#### [Required task]
Each entry below should be returned exactly as is, with the pictures removed.

--- Begin Data excerpts ---

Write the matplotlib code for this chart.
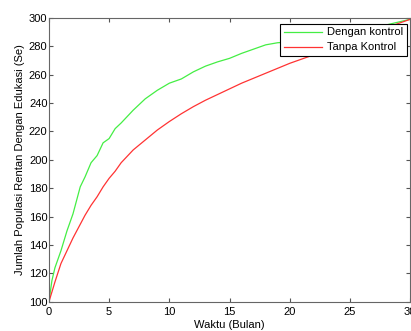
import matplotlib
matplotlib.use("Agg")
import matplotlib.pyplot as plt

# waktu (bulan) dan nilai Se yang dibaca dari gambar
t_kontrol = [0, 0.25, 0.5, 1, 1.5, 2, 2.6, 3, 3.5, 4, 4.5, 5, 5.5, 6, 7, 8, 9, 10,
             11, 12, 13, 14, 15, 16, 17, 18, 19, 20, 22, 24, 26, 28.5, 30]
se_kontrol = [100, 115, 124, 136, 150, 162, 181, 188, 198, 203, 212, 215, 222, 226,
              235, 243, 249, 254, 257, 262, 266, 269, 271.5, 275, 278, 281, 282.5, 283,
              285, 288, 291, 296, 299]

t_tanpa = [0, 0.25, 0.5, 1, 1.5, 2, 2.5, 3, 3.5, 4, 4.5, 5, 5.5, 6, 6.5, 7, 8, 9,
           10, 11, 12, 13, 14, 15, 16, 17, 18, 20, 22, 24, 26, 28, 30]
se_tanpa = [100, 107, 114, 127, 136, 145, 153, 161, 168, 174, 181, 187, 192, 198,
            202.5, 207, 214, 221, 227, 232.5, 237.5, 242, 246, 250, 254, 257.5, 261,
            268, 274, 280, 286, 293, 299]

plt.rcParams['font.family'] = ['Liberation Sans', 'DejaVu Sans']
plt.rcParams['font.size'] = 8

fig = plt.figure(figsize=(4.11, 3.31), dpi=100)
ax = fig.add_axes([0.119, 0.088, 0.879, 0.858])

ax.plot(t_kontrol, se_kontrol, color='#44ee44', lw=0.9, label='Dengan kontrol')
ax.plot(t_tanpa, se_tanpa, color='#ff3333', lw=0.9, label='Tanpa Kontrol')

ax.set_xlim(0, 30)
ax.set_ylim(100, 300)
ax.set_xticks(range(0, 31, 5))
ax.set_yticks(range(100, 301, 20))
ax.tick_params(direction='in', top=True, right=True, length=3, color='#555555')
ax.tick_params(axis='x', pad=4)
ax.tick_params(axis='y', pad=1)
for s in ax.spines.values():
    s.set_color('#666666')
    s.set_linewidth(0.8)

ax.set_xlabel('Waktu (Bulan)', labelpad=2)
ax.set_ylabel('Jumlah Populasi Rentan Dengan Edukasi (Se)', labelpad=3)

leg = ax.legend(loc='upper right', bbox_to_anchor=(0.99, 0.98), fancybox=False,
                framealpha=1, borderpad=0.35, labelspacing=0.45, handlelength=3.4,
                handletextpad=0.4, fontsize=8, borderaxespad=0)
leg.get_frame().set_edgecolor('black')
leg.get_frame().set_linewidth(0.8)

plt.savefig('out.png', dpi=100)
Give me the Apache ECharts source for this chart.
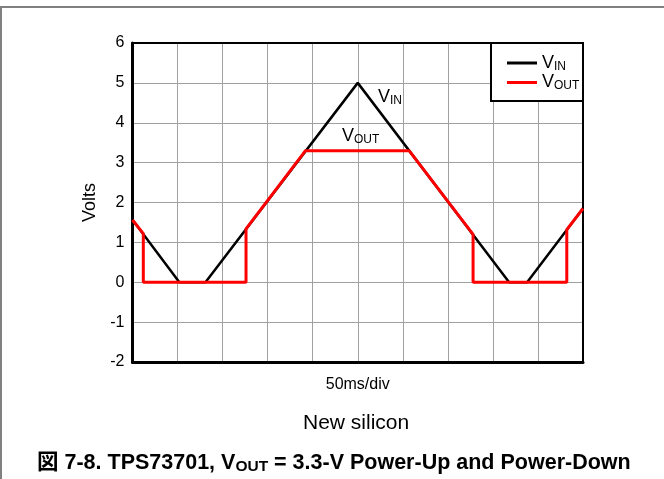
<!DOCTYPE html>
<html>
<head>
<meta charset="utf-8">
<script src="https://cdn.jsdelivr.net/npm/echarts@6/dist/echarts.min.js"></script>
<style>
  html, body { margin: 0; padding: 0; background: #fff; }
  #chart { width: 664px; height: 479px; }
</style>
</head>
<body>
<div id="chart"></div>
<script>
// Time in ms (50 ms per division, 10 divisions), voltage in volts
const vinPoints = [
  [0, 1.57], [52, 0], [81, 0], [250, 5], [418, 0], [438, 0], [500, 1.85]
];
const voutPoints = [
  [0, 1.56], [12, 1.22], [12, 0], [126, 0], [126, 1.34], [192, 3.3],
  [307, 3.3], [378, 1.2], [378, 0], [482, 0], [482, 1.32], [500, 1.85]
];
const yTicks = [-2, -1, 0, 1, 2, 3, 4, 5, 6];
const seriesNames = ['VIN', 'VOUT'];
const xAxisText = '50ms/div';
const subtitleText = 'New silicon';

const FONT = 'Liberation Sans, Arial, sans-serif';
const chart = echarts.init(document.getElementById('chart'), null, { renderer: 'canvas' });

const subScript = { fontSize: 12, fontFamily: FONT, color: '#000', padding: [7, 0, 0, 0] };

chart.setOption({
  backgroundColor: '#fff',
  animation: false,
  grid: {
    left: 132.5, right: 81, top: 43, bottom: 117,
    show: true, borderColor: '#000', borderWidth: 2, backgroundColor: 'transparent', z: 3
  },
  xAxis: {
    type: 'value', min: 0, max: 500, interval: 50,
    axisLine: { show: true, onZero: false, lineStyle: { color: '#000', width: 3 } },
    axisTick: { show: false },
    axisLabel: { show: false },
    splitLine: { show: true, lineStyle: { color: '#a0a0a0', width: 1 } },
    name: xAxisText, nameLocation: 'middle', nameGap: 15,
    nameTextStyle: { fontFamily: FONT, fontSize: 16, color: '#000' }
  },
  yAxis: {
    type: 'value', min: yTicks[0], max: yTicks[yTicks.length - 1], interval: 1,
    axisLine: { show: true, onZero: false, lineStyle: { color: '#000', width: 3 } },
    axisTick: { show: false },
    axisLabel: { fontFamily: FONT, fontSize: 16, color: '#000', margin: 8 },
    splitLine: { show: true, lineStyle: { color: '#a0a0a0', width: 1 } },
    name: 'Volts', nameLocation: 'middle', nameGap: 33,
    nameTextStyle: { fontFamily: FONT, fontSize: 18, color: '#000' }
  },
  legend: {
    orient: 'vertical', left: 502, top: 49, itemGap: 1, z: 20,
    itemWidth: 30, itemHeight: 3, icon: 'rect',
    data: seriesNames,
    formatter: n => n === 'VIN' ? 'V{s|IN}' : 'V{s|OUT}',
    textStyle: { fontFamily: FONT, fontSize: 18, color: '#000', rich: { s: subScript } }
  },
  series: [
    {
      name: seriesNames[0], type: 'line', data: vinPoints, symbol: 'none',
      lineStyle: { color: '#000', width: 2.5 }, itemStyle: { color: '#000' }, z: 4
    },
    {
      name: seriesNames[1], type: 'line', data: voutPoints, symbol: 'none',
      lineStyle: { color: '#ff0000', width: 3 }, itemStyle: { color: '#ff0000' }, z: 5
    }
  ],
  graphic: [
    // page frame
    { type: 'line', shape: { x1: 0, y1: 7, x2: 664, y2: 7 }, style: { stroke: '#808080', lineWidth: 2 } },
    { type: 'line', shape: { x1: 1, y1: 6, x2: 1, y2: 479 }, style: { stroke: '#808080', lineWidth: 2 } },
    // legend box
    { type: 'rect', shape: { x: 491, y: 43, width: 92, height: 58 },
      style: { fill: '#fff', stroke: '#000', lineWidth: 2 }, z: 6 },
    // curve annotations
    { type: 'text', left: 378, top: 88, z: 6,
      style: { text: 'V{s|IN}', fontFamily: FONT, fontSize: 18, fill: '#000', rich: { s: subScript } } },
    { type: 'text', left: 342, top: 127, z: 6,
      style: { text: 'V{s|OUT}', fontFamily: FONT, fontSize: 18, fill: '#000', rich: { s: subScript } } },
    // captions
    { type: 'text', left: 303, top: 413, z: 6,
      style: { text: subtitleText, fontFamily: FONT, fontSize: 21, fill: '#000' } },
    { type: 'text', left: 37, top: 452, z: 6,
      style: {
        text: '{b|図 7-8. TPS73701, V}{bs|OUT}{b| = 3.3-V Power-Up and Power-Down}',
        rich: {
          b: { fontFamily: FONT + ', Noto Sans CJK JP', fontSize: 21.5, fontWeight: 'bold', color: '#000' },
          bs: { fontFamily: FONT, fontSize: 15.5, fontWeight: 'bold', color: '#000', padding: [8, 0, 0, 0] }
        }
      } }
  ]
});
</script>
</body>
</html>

--- End Data excerpts ---

#### [Task solution]
Write the matplotlib code for this chart.
import matplotlib
matplotlib.use("Agg")
import matplotlib.pyplot as plt

# waktu (bulan) dan nilai Se yang dibaca dari gambar
t_kontrol = [0, 0.25, 0.5, 1, 1.5, 2, 2.6, 3, 3.5, 4, 4.5, 5, 5.5, 6, 7, 8, 9, 10,
             11, 12, 13, 14, 15, 16, 17, 18, 19, 20, 22, 24, 26, 28.5, 30]
se_kontrol = [100, 115, 124, 136, 150, 162, 181, 188, 198, 203, 212, 215, 222, 226,
              235, 243, 249, 254, 257, 262, 266, 269, 271.5, 275, 278, 281, 282.5, 283,
              285, 288, 291, 296, 299]

t_tanpa = [0, 0.25, 0.5, 1, 1.5, 2, 2.5, 3, 3.5, 4, 4.5, 5, 5.5, 6, 6.5, 7, 8, 9,
           10, 11, 12, 13, 14, 15, 16, 17, 18, 20, 22, 24, 26, 28, 30]
se_tanpa = [100, 107, 114, 127, 136, 145, 153, 161, 168, 174, 181, 187, 192, 198,
            202.5, 207, 214, 221, 227, 232.5, 237.5, 242, 246, 250, 254, 257.5, 261,
            268, 274, 280, 286, 293, 299]

plt.rcParams['font.family'] = ['Liberation Sans', 'DejaVu Sans']
plt.rcParams['font.size'] = 8

fig = plt.figure(figsize=(4.11, 3.31), dpi=100)
ax = fig.add_axes([0.119, 0.088, 0.879, 0.858])

ax.plot(t_kontrol, se_kontrol, color='#44ee44', lw=0.9, label='Dengan kontrol')
ax.plot(t_tanpa, se_tanpa, color='#ff3333', lw=0.9, label='Tanpa Kontrol')

ax.set_xlim(0, 30)
ax.set_ylim(100, 300)
ax.set_xticks(range(0, 31, 5))
ax.set_yticks(range(100, 301, 20))
ax.tick_params(direction='in', top=True, right=True, length=3, color='#555555')
ax.tick_params(axis='x', pad=4)
ax.tick_params(axis='y', pad=1)
for s in ax.spines.values():
    s.set_color('#666666')
    s.set_linewidth(0.8)

ax.set_xlabel('Waktu (Bulan)', labelpad=2)
ax.set_ylabel('Jumlah Populasi Rentan Dengan Edukasi (Se)', labelpad=3)

leg = ax.legend(loc='upper right', bbox_to_anchor=(0.99, 0.98), fancybox=False,
                framealpha=1, borderpad=0.35, labelspacing=0.45, handlelength=3.4,
                handletextpad=0.4, fontsize=8, borderaxespad=0)
leg.get_frame().set_edgecolor('black')
leg.get_frame().set_linewidth(0.8)

plt.savefig('out.png', dpi=100)
Give me the Apache ECharts source for this chart.
<!DOCTYPE html>
<html>
<head>
<meta charset="utf-8">
<script src="https://cdn.jsdelivr.net/npm/echarts@6/dist/echarts.min.js"></script>
<style>
  html, body { margin: 0; padding: 0; background: #fff; }
  #chart { width: 664px; height: 479px; }
</style>
</head>
<body>
<div id="chart"></div>
<script>
// Time in ms (50 ms per division, 10 divisions), voltage in volts
const vinPoints = [
  [0, 1.57], [52, 0], [81, 0], [250, 5], [418, 0], [438, 0], [500, 1.85]
];
const voutPoints = [
  [0, 1.56], [12, 1.22], [12, 0], [126, 0], [126, 1.34], [192, 3.3],
  [307, 3.3], [378, 1.2], [378, 0], [482, 0], [482, 1.32], [500, 1.85]
];
const yTicks = [-2, -1, 0, 1, 2, 3, 4, 5, 6];
const seriesNames = ['VIN', 'VOUT'];
const xAxisText = '50ms/div';
const subtitleText = 'New silicon';

const FONT = 'Liberation Sans, Arial, sans-serif';
const chart = echarts.init(document.getElementById('chart'), null, { renderer: 'canvas' });

const subScript = { fontSize: 12, fontFamily: FONT, color: '#000', padding: [7, 0, 0, 0] };

chart.setOption({
  backgroundColor: '#fff',
  animation: false,
  grid: {
    left: 132.5, right: 81, top: 43, bottom: 117,
    show: true, borderColor: '#000', borderWidth: 2, backgroundColor: 'transparent', z: 3
  },
  xAxis: {
    type: 'value', min: 0, max: 500, interval: 50,
    axisLine: { show: true, onZero: false, lineStyle: { color: '#000', width: 3 } },
    axisTick: { show: false },
    axisLabel: { show: false },
    splitLine: { show: true, lineStyle: { color: '#a0a0a0', width: 1 } },
    name: xAxisText, nameLocation: 'middle', nameGap: 15,
    nameTextStyle: { fontFamily: FONT, fontSize: 16, color: '#000' }
  },
  yAxis: {
    type: 'value', min: yTicks[0], max: yTicks[yTicks.length - 1], interval: 1,
    axisLine: { show: true, onZero: false, lineStyle: { color: '#000', width: 3 } },
    axisTick: { show: false },
    axisLabel: { fontFamily: FONT, fontSize: 16, color: '#000', margin: 8 },
    splitLine: { show: true, lineStyle: { color: '#a0a0a0', width: 1 } },
    name: 'Volts', nameLocation: 'middle', nameGap: 33,
    nameTextStyle: { fontFamily: FONT, fontSize: 18, color: '#000' }
  },
  legend: {
    orient: 'vertical', left: 502, top: 49, itemGap: 1, z: 20,
    itemWidth: 30, itemHeight: 3, icon: 'rect',
    data: seriesNames,
    formatter: n => n === 'VIN' ? 'V{s|IN}' : 'V{s|OUT}',
    textStyle: { fontFamily: FONT, fontSize: 18, color: '#000', rich: { s: subScript } }
  },
  series: [
    {
      name: seriesNames[0], type: 'line', data: vinPoints, symbol: 'none',
      lineStyle: { color: '#000', width: 2.5 }, itemStyle: { color: '#000' }, z: 4
    },
    {
      name: seriesNames[1], type: 'line', data: voutPoints, symbol: 'none',
      lineStyle: { color: '#ff0000', width: 3 }, itemStyle: { color: '#ff0000' }, z: 5
    }
  ],
  graphic: [
    // page frame
    { type: 'line', shape: { x1: 0, y1: 7, x2: 664, y2: 7 }, style: { stroke: '#808080', lineWidth: 2 } },
    { type: 'line', shape: { x1: 1, y1: 6, x2: 1, y2: 479 }, style: { stroke: '#808080', lineWidth: 2 } },
    // legend box
    { type: 'rect', shape: { x: 491, y: 43, width: 92, height: 58 },
      style: { fill: '#fff', stroke: '#000', lineWidth: 2 }, z: 6 },
    // curve annotations
    { type: 'text', left: 378, top: 88, z: 6,
      style: { text: 'V{s|IN}', fontFamily: FONT, fontSize: 18, fill: '#000', rich: { s: subScript } } },
    { type: 'text', left: 342, top: 127, z: 6,
      style: { text: 'V{s|OUT}', fontFamily: FONT, fontSize: 18, fill: '#000', rich: { s: subScript } } },
    // captions
    { type: 'text', left: 303, top: 413, z: 6,
      style: { text: subtitleText, fontFamily: FONT, fontSize: 21, fill: '#000' } },
    { type: 'text', left: 37, top: 452, z: 6,
      style: {
        text: '{b|図 7-8. TPS73701, V}{bs|OUT}{b| = 3.3-V Power-Up and Power-Down}',
        rich: {
          b: { fontFamily: FONT + ', Noto Sans CJK JP', fontSize: 21.5, fontWeight: 'bold', color: '#000' },
          bs: { fontFamily: FONT, fontSize: 15.5, fontWeight: 'bold', color: '#000', padding: [8, 0, 0, 0] }
        }
      } }
  ]
});
</script>
</body>
</html>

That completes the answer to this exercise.